[start]

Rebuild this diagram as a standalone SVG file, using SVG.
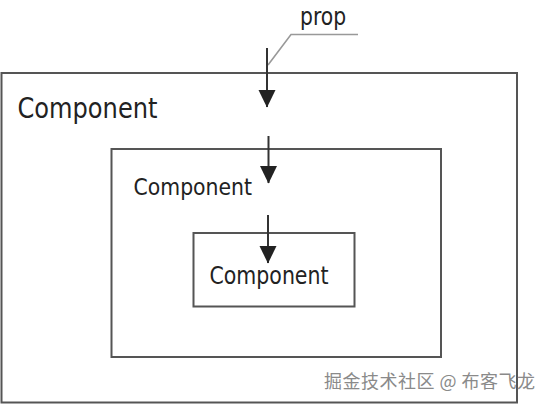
<svg xmlns="http://www.w3.org/2000/svg" width="548" height="404" viewBox="0 0 548 404">
  <style>
    .box { fill: none; stroke: #555555; stroke-width: 2; }
    .label { font-family: 'DejaVu Sans Condensed', 'DejaVu Sans', sans-serif; font-stretch: condensed; fill: #222222; }
    .flow { stroke: #333333; stroke-width: 2; fill: none; }
    .callout { stroke: #999999; stroke-width: 1.6; fill: none; }
    .mark { font-family: 'Noto Sans CJK SC', sans-serif; font-size: 18px; letter-spacing: 0.5px; fill: #8a8a8a; }
  </style>
  <defs>
    <marker id="arrow" markerUnits="userSpaceOnUse" markerWidth="18" markerHeight="18" viewBox="0 0 18 18" refX="17" refY="9" orient="auto">
      <path d="M0,0.5 L17.5,9 L0,17.5 Z" fill="#222222"/>
    </marker>
  </defs>
  <rect width="548" height="404" fill="#ffffff"/>

  <g id="outer-component">
    <rect class="box" x="1.5" y="73" width="515.5" height="329.5"/>
    <text class="label" transform="translate(17.5,117.5) scale(1,1.06)" font-size="26.8">Component</text>
  </g>

  <g id="middle-component">
    <rect class="box" x="111.5" y="149" width="329.5" height="208"/>
    <text class="label" transform="translate(133.5,194.5) scale(1,1.05)" font-size="22.7">Component</text>
  </g>

  <g id="inner-component">
    <rect class="box" x="193.5" y="233" width="161" height="73.5"/>
    <text class="label" transform="translate(209.5,284) scale(1,1.05)" font-size="22.8">Component</text>
  </g>

  <g id="prop-label">
    <polyline class="callout" points="268,65 291,34.5 358,34.5"/>
    <text class="label" transform="translate(300,24.5) scale(1,1.08)" font-size="22.6">prop</text>
  </g>

  <g id="connectors">
    <line class="flow" x1="267" y1="48" x2="267" y2="107" marker-end="url(#arrow)"/>
    <line class="flow" x1="268.5" y1="136" x2="268.5" y2="183" marker-end="url(#arrow)"/>
    <line class="flow" x1="268" y1="215" x2="268" y2="263" marker-end="url(#arrow)"/>
  </g>

  <text class="mark" x="324" y="387.5">掘金技术社区 @ 布客飞龙</text>
</svg>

[end]

__Given task__. Reproduce the material above in full, exactly, with no images.

__Written solution__.
Rebuild this diagram as a standalone SVG file, using SVG.
<svg xmlns="http://www.w3.org/2000/svg" width="548" height="404" viewBox="0 0 548 404">
  <style>
    .box { fill: none; stroke: #555555; stroke-width: 2; }
    .label { font-family: 'DejaVu Sans Condensed', 'DejaVu Sans', sans-serif; font-stretch: condensed; fill: #222222; }
    .flow { stroke: #333333; stroke-width: 2; fill: none; }
    .callout { stroke: #999999; stroke-width: 1.6; fill: none; }
    .mark { font-family: 'Noto Sans CJK SC', sans-serif; font-size: 18px; letter-spacing: 0.5px; fill: #8a8a8a; }
  </style>
  <defs>
    <marker id="arrow" markerUnits="userSpaceOnUse" markerWidth="18" markerHeight="18" viewBox="0 0 18 18" refX="17" refY="9" orient="auto">
      <path d="M0,0.5 L17.5,9 L0,17.5 Z" fill="#222222"/>
    </marker>
  </defs>
  <rect width="548" height="404" fill="#ffffff"/>

  <g id="outer-component">
    <rect class="box" x="1.5" y="73" width="515.5" height="329.5"/>
    <text class="label" transform="translate(17.5,117.5) scale(1,1.06)" font-size="26.8">Component</text>
  </g>

  <g id="middle-component">
    <rect class="box" x="111.5" y="149" width="329.5" height="208"/>
    <text class="label" transform="translate(133.5,194.5) scale(1,1.05)" font-size="22.7">Component</text>
  </g>

  <g id="inner-component">
    <rect class="box" x="193.5" y="233" width="161" height="73.5"/>
    <text class="label" transform="translate(209.5,284) scale(1,1.05)" font-size="22.8">Component</text>
  </g>

  <g id="prop-label">
    <polyline class="callout" points="268,65 291,34.5 358,34.5"/>
    <text class="label" transform="translate(300,24.5) scale(1,1.08)" font-size="22.6">prop</text>
  </g>

  <g id="connectors">
    <line class="flow" x1="267" y1="48" x2="267" y2="107" marker-end="url(#arrow)"/>
    <line class="flow" x1="268.5" y1="136" x2="268.5" y2="183" marker-end="url(#arrow)"/>
    <line class="flow" x1="268" y1="215" x2="268" y2="263" marker-end="url(#arrow)"/>
  </g>

  <text class="mark" x="324" y="387.5">掘金技术社区 @ 布客飞龙</text>
</svg>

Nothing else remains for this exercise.